About This Course
This course provides a framework for modelling metabolism at the microorganism level, using the Dynamic Energy Budget (DEB) Theory which is applicable to all species. It quantifies, step by step, all the important metabolic processes such as ingestion, assimilation, growth and maintenance.
With DEB theory, the metabolism of organisms of different species, can be modelled taking into account substrate, temperature and other environmental variables such as toxics, hypoxia, salinity, etc. In this course we will focus on the forcing variables: substrate and temperature. DEB models are powerful tools to predict the impact of climate change on the spread of diseases, the impacts of a toxic spill and the environmental conditions that optimize beer production or minimize food spoiling among others.
Main Goals
At the end of the course the students will be able to:
- Build a scheme and the model of the organization of metabolism.
- Quantify metabolic rates such as growth and assimilation as a function of temperature and amount of substrate.
- Discuss important concepts for metabolic organization such as weak (or constant food) and strong (or pool) homeostasis.
- Make mass, energy and entropy balances for organisms.
Target Audience
The course is designed for undergraduate and graduate students, as well as researchers that want to learn about the qualitative and quantitative aspects of the metabolic organisation of microorganisms.
Requirements
The course is adequate for people that have some training on modelling or the use of models and basic to medium-level knowledge of mathematics, biology, chemistry and physics.
Contents
Week 1 (The basics) - The general principles of Dynamic Energy Budget (DEB) theory. Basic concepts of dynamic systems and modelling. The state variables of DEB model and the pool (or strong) and constant food (or weak) homeostasis assumptions.
Weeks 2 (Metabolic Processes) - Metabolism: the importance of shape and size. Quantitative and qualitative description of metabolic processes: assimilation, mobilization, growth and maintenance.
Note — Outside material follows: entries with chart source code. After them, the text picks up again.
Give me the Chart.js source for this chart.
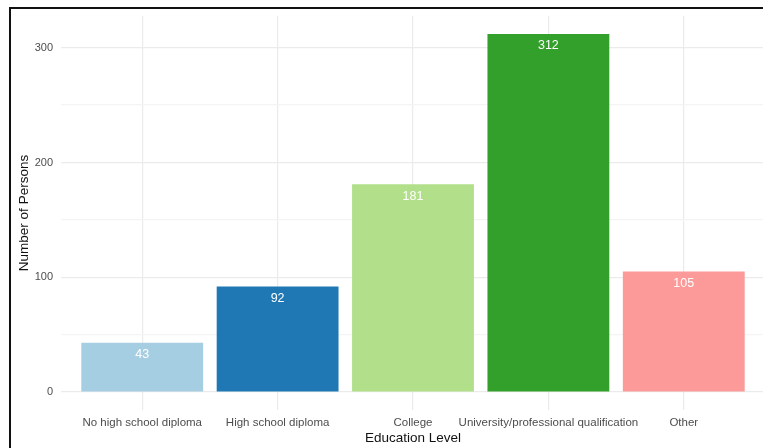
<!DOCTYPE html>
<html>
<head>
<meta charset="utf-8">
<script src="https://cdn.jsdelivr.net/npm/chart.js@4"></script>
<style>
  html, body { margin: 0; padding: 0; background: #fff; overflow: hidden; }
  #box { position: absolute; left: 9px; top: 7px; border-top: 2px solid #111; border-left: 2px solid #111; }
  #chart { display: block; }
</style>
</head>
<body>
<div id="box"><canvas id="chart" width="780" height="441"></canvas></div>
<script>
// categories and counts
const niveles = ['No high school diploma', 'High school diploma', 'College', 'University/professional qualification', 'Other'];
const personas = [43, 92, 181, 312, 105];
const colores = ['#A6CEE3', '#1F78B4', '#B2DF8A', '#33A02C', '#FB9A99'];
const yTicks = [0, 50, 100, 150, 200, 250, 300];

const fuente = "'Liberation Sans', Arial, sans-serif";

// etiquetas blancas dentro de las barras
const etiquetas = {
  id: 'etiquetas',
  afterDatasetsDraw(chart) {
    const ctx = chart.ctx;
    const meta = chart.getDatasetMeta(0);
    ctx.save();
    ctx.fillStyle = '#ffffff';
    ctx.font = '12.5px ' + fuente;
    ctx.textAlign = 'center';
    ctx.textBaseline = 'middle';
    meta.data.forEach((bar, i) => {
      ctx.fillText(String(personas[i]), bar.x, bar.y + 12);
    });
    ctx.restore();
  }
};

const canvas = document.getElementById('chart');
new Chart(canvas, {
  type: 'bar',
  data: {
    datasets: [{
      data: personas.map((v, i) => ({ x: i + 1, y: v })),
      backgroundColor: colores,
      borderWidth: 0,
      barPercentage: 0.9,
      categoryPercentage: 1
    }]
  },
  options: {
    responsive: false,
    animation: false,
    layout: { padding: { top: 7, right: 26, left: 0, bottom: 0 } },
    plugins: { legend: { display: false }, tooltip: { enabled: false } },
    scales: {
      x: {
        type: 'linear',
        min: 0.4,
        max: 5.6,
        offset: false,
        afterBuildTicks: s => { s.ticks = niveles.map((n, i) => ({ value: i + 1 })); },
        afterFit: s => { s.height = 40; s.paddingLeft = 0; s.paddingRight = 0; },
        grid: { color: '#ebebeb', lineWidth: 1.2, drawTicks: false, offset: false },
        border: { display: false },
        ticks: {
          padding: 6,
          color: '#4d4d4d',
          font: { family: fuente, size: 11.5 },
          maxRotation: 0,
          autoSkip: false,
          callback: v => niveles[v - 1]
        },
        title: { display: true, text: 'Education Level', color: '#111', font: { family: fuente, size: 13.5 }, padding: { top: 4 } }
      },
      y: {
        min: -15.6,
        max: 327.6,
        afterBuildTicks: s => { s.ticks = yTicks.map(v => ({ value: v })); },
        afterFit: s => { s.width = 50; s.paddingTop = 0; s.paddingBottom = 0; },
        grid: {
          drawTicks: false,
          color: c => (c.tick && c.tick.value % 100 === 0) ? '#ebebeb' : '#f4f4f4',
          lineWidth: 1.2
        },
        border: { display: false },
        ticks: {
          padding: 8,
          color: '#4d4d4d',
          font: { family: fuente, size: 11 },
          callback: v => (v % 100 === 0 ? String(v) : '')
        },
        title: { display: true, text: 'Number of Persons', color: '#111', font: { family: fuente, size: 13.5 }, padding: { top: 5 } }
      }
    }
  },
  plugins: [etiquetas]
});
</script>
</body>
</html>
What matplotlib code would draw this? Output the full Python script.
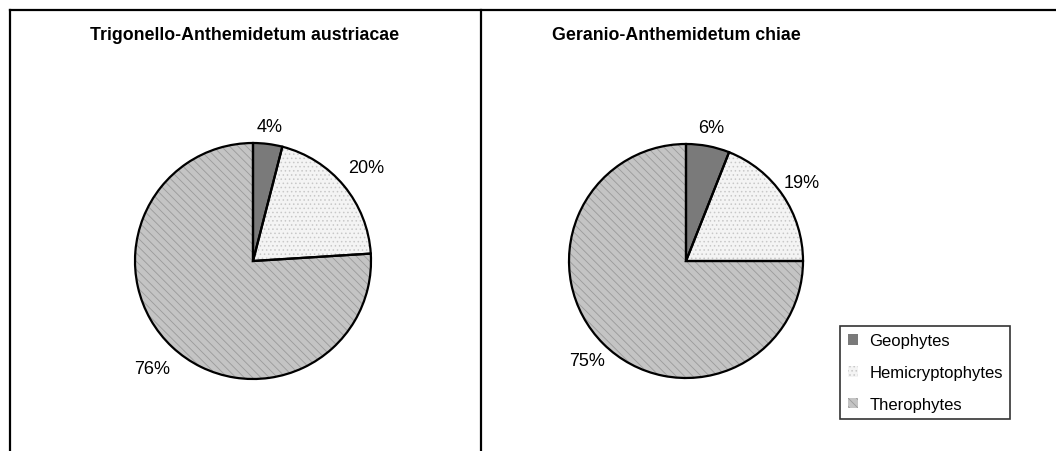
import matplotlib
matplotlib.use("Agg")
import matplotlib.pyplot as plt
from matplotlib.lines import Line2D
from matplotlib.patches import Patch
import numpy as np

plt.rcParams['font.family'] = ['Liberation Sans', 'DejaVu Sans']
plt.rcParams['hatch.linewidth'] = 0.6

categories = ["Geophytes", "Hemicryptophytes", "Therophytes"]
titles = ["Trigonello-Anthemidetum austriacae", "Geranio-Anthemidetum chiae"]
values_trigonello = [4, 20, 76]
values_geranio = [6, 19, 75]

faces = ["#7a7a7a", "#f4f4f4", "#c4c4c4"]
hatches = [None, "....", "\\\\\\\\"]
hatch_cols = ["#7a7a7a", "#c8c8c8", "#9a9a9a"]

W, H = 1056, 452
fig = plt.figure(figsize=(W / 100, H / 100), dpi=100)
ax = fig.add_axes([0, 0, 1, 1])


def py(y):
    return H - y


def draw_pie(values, cx, cy, r, label_dist):
    c = (cx, py(cy))
    wedges, _ = ax.pie(values, colors=faces, startangle=90, counterclock=False,
                       center=c, radius=r, wedgeprops=dict(linewidth=0))
    for w, hc, ht in zip(wedges, hatch_cols, hatches):
        if ht:
            w.set_hatch(ht)
            w.set_edgecolor(hc)
            w.set_linewidth(0)
    ax.pie(values, colors=["none"] * 3, startangle=90, counterclock=False,
           center=c, radius=r,
           wedgeprops=dict(linewidth=1.6, edgecolor="black", facecolor="none"))
    for w, v, d in zip(wedges, values, label_dist):
        ang = np.deg2rad((w.theta1 + w.theta2) / 2)
        ax.text(c[0] + d * r * np.cos(ang), c[1] + d * r * np.sin(ang),
                f"{v}%", ha="center", va="center", fontsize=13)


draw_pie(values_trigonello, 253, 262, 118, [1.15, 1.24, 1.25])
draw_pie(values_geranio, 686, 262, 117, [1.16, 1.20, 1.20])

ax.set_xlim(0, W)
ax.set_ylim(0, H)
ax.set_aspect("auto")
ax.axis("off")

# panel frames
ax.add_line(Line2D([10, W], [py(11), py(11)], color="black", lw=1.6))
ax.add_line(Line2D([10, 10], [py(11), 0], color="black", lw=1.6))
ax.add_line(Line2D([481, 481], [py(11), 0], color="black", lw=1.6))

ax.text(245, py(36), titles[0], ha="center", va="center", fontsize=12.8, fontweight="bold")
ax.text(676, py(36), titles[1], ha="center", va="center", fontsize=12.8, fontweight="bold")

handles = [Patch(facecolor=f, edgecolor=hc if ht else "none", hatch=ht, linewidth=0)
           for f, ht, hc in zip(faces, hatches, hatch_cols)]
leg = ax.legend(handles, categories, loc="upper left",
                bbox_to_anchor=(840 / W, 1 - 327 / H), frameon=True, fancybox=False,
                edgecolor="black", fontsize=12, handlelength=0.6, handleheight=0.6,
                handletextpad=0.7, labelspacing=1.0, borderpad=0.45, borderaxespad=0)
leg.get_frame().set_linewidth(1.2)

fig.savefig("out.png", dpi=100)
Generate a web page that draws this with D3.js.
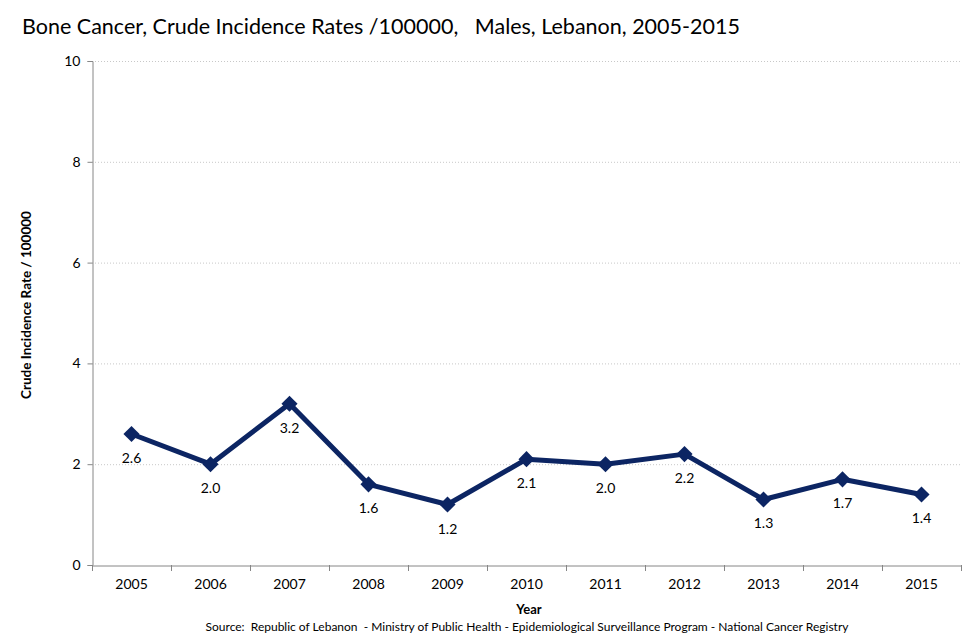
<!DOCTYPE html>
<html><head><meta charset="utf-8">
<script src="https://cdn.jsdelivr.net/npm/d3@7"></script>
<style>body{margin:0;background:#fff}svg{display:block}text{font-family:Lato,"Open Sans",sans-serif;white-space:pre}</style>
</head><body>
<svg id="c" width="976" height="637"></svg>
<script>
const years = ["2005","2006","2007","2008","2009","2010","2011","2012","2013","2014","2015"];
const rates = [2.6,2.0,3.2,1.6,1.2,2.1,2.0,2.2,1.3,1.7,1.4];
const yTicks = [0,2,4,6,8,10];
const title = "Bone Cancer, Crude Incidence Rates /100000,   Males, Lebanon, 2005-2015";
const yTitle = "Crude Incidence Rate / 100000";
const xTitle = "Year";
const source = "Source:  Republic of Lebanon  - Ministry of Public Health - Epidemiological Surveillance Program - National Cancer Registry";

const svg = d3.select("#c");
const m = {l:92, r:961, t:61, b:565};
const x = d3.scaleBand().domain(years).range([m.l, m.r]);
const y = d3.scaleLinear().domain([0,10]).range([m.b, m.t]);

// grid
svg.append("g").selectAll("line").data(yTicks.filter(d=>d>0)).join("line")
  .attr("x1", m.l).attr("x2", m.r).attr("y1", d=>y(d)+0.5).attr("y2", d=>y(d)+0.5)
  .attr("stroke", "#c8c8c8").attr("stroke-dasharray","1,2").attr("stroke-width",1);

// y axis
const ya = svg.append("g").attr("transform", `translate(${m.l+0.5},0)`)
  .call(d3.axisLeft(y).tickValues(yTicks).tickSize(5).tickPadding(7).tickFormat(d3.format("d")));
ya.select(".domain").attr("stroke","#868686");
ya.selectAll(".tick line").attr("stroke","#868686");
ya.selectAll("text").attr("font-size",14).attr("fill","#000").style("font-family","Lato,sans-serif");

// x axis
const xa = svg.append("g").attr("transform", `translate(0,${m.b+0.5})`)
  .call(d3.axisBottom(x).tickSize(0).tickPadding(14));
xa.select(".domain").attr("stroke","#868686");
xa.selectAll("text").attr("font-size",14).attr("fill","#000").style("font-family","Lato,sans-serif");
// category boundary ticks
svg.append("g").selectAll("line").data(d3.range(years.length+1)).join("line")
  .attr("x1", i=>m.l + i*x.step()+0.5).attr("x2", i=>m.l + i*x.step()+0.5)
  .attr("y1", m.b).attr("y2", m.b+6).attr("stroke","#868686");

// line
const cx = d => x(d)+x.bandwidth()/2;
const data = years.map((yr,i)=>({yr, v:rates[i]}));
svg.append("path").datum(data)
  .attr("fill","none").attr("stroke","#0c2563").attr("stroke-width",5).attr("stroke-linejoin","round")
  .attr("d", d3.line().x(d=>cx(d.yr)).y(d=>y(d.v)));
svg.append("g").selectAll("path").data(data).join("path")
  .attr("d", d3.symbol().type(d3.symbolSquare).size(130))
  .attr("transform", d=>`translate(${cx(d.yr)},${y(d.v)}) rotate(45)`)
  .attr("fill","#0c2563");
svg.append("g").selectAll("text").data(data).join("text")
  .attr("x", d=>cx(d.yr)).attr("y", d=>y(d.v)+29)
  .attr("text-anchor","middle").attr("font-size",14).attr("fill","#000")
  .text(d=>d3.format(".1f")(d.v));

// titles
svg.append("text").attr("x",22).attr("y",34).attr("font-size",21.5).attr("fill","#000").text(title);
svg.append("text").attr("transform","translate(31,305) rotate(-90)").attr("text-anchor","middle")
  .attr("font-size",13.5).attr("font-weight","bold").text(yTitle);
svg.append("text").attr("x",529).attr("y",614).attr("text-anchor","middle")
  .attr("font-size",13).attr("font-weight","bold").text(xTitle);
svg.append("text").attr("x",527).attr("y",631).attr("text-anchor","middle")
  .attr("font-size",12).text(source);
</script>
</body></html>
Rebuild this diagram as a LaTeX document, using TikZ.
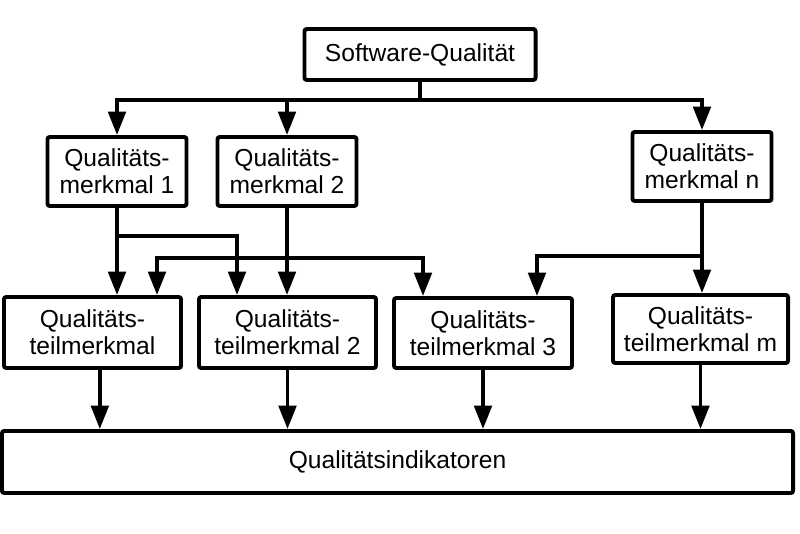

The effect of temperature.
Organization
The course is structured into topics that last 1 week. Each week will have: 4 to 7 videos. Students will have access to support written material.
Videos will guide students through the topics explored in this course.
Assessment and certification
This course includes quizzes. A participant certificate will be given to students that get, at least, 60% of the quizzes correct.
Course Staff
Tânia Sousa
Degree in Environmental Engineering (1998), master in Ecology, Management and Modelling of Marine Systems, (2003), pos-graduation in Economy (2007) and PhD (2007) in Environmental Engineering (IST - University of Lisbon) and Earth and Life Sciences (Free University of Amsterdam). Auxiliary Professor, of Environment and Energy, in the Mechanical Engineering Department, where she teaches Energy Management, Energy and Environment, Physics and Chemistry of the Atmosphere, Applied Ecology and Microbial Cell Factories. Reasearcher on MARETEC – Marine, Environment and Technology Center – focusing on the application of thermodynamics to Ecology and Economy, with an emphasis on sustainable energy systems and the metabolism of organisms.
The research on the metabolism of organisms, based on Dynamic Energy Budget (DEB) Theory, focus on the quantification of mass, energy and entropy flows, on the formalization and development of the theory and applications to nature conservation and sustainability of animal production and fisheries.
Gonçalo Marques
Researcher at MARETEC - Marine, Environment and Technology Center, he has a PhD in Physics and works in DEB theory since 2009. At IST he lectured in the disciplines of Applied Ecology and Microbial Cell Factories.
He is part of the teaching team of the International DEB tele-course that happens every two years, and he was one of the curators of the Add-my-Pet - an online database with almost 1000 species from 19 animal phyla. In research is has worked with several different species, including: microalgae, cyanobacteria, sardine, birds, mammals, etc.